** Start **
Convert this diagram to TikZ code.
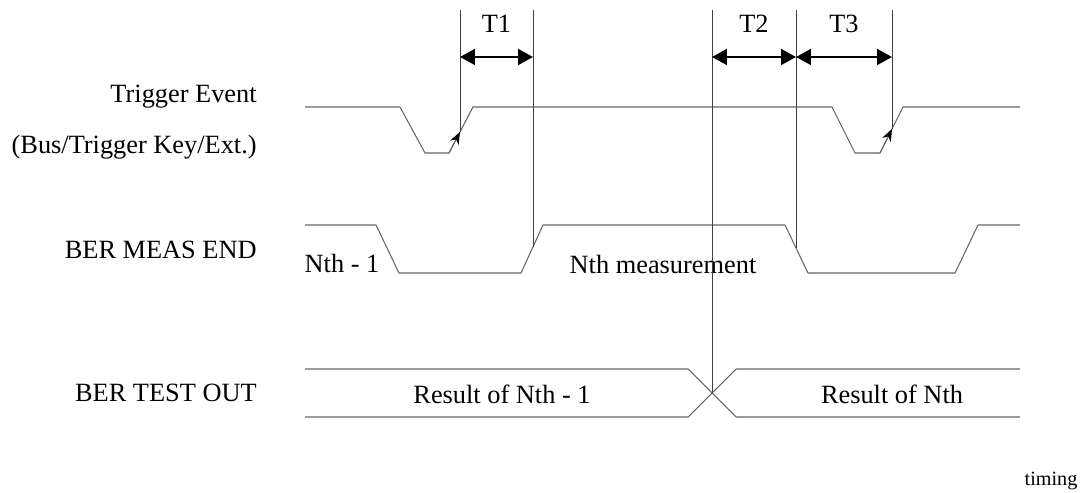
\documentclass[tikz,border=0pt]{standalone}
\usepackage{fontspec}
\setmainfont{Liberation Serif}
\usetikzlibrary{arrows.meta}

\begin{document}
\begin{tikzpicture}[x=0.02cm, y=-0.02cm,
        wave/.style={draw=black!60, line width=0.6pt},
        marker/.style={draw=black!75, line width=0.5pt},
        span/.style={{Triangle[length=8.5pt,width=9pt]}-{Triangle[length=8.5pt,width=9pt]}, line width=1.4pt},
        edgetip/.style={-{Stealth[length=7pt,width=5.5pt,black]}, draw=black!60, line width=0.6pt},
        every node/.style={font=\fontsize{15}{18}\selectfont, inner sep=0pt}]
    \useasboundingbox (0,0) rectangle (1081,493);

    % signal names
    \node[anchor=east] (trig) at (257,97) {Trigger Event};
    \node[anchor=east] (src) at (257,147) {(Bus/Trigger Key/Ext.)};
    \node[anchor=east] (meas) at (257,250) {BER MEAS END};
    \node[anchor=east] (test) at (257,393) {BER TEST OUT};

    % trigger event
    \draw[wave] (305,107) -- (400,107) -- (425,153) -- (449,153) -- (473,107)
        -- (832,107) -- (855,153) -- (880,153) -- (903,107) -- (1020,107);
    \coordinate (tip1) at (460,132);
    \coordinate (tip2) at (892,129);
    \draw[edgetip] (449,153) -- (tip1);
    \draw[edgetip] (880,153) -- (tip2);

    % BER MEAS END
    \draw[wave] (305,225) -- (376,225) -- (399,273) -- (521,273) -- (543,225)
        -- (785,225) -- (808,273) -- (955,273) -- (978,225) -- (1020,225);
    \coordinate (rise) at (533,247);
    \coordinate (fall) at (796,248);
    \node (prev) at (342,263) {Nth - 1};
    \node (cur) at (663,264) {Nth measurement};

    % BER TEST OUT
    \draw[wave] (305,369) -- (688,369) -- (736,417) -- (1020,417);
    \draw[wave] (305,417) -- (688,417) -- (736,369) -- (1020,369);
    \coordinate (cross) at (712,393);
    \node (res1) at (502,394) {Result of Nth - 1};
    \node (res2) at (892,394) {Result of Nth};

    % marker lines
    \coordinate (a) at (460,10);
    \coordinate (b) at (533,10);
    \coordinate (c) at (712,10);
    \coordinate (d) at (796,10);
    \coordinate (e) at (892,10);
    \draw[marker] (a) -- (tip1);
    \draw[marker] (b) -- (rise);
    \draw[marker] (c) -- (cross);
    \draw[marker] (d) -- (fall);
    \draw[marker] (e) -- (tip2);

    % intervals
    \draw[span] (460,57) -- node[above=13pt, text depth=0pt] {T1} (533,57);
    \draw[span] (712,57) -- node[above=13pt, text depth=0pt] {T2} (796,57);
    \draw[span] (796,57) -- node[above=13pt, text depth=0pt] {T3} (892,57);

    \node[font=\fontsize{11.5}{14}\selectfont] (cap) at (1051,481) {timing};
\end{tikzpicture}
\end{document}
** End **
- _EXERCISE REQUIREMENTS_: Make an exact copy of the lines from the top of the material through the line with "(cur) at (663,264)", pictures excluded.

- _ANSWER TO THIS EXERCISE_:
Convert this diagram to TikZ code.
\documentclass[tikz,border=0pt]{standalone}
\usepackage{fontspec}
\setmainfont{Liberation Serif}
\usetikzlibrary{arrows.meta}

\begin{document}
\begin{tikzpicture}[x=0.02cm, y=-0.02cm,
        wave/.style={draw=black!60, line width=0.6pt},
        marker/.style={draw=black!75, line width=0.5pt},
        span/.style={{Triangle[length=8.5pt,width=9pt]}-{Triangle[length=8.5pt,width=9pt]}, line width=1.4pt},
        edgetip/.style={-{Stealth[length=7pt,width=5.5pt,black]}, draw=black!60, line width=0.6pt},
        every node/.style={font=\fontsize{15}{18}\selectfont, inner sep=0pt}]
    \useasboundingbox (0,0) rectangle (1081,493);

    % signal names
    \node[anchor=east] (trig) at (257,97) {Trigger Event};
    \node[anchor=east] (src) at (257,147) {(Bus/Trigger Key/Ext.)};
    \node[anchor=east] (meas) at (257,250) {BER MEAS END};
    \node[anchor=east] (test) at (257,393) {BER TEST OUT};

    % trigger event
    \draw[wave] (305,107) -- (400,107) -- (425,153) -- (449,153) -- (473,107)
        -- (832,107) -- (855,153) -- (880,153) -- (903,107) -- (1020,107);
    \coordinate (tip1) at (460,132);
    \coordinate (tip2) at (892,129);
    \draw[edgetip] (449,153) -- (tip1);
    \draw[edgetip] (880,153) -- (tip2);

    % BER MEAS END
    \draw[wave] (305,225) -- (376,225) -- (399,273) -- (521,273) -- (543,225)
        -- (785,225) -- (808,273) -- (955,273) -- (978,225) -- (1020,225);
    \coordinate (rise) at (533,247);
    \coordinate (fall) at (796,248);
    \node (prev) at (342,263) {Nth - 1};
    \node (cur) at (663,264) {Nth measurement};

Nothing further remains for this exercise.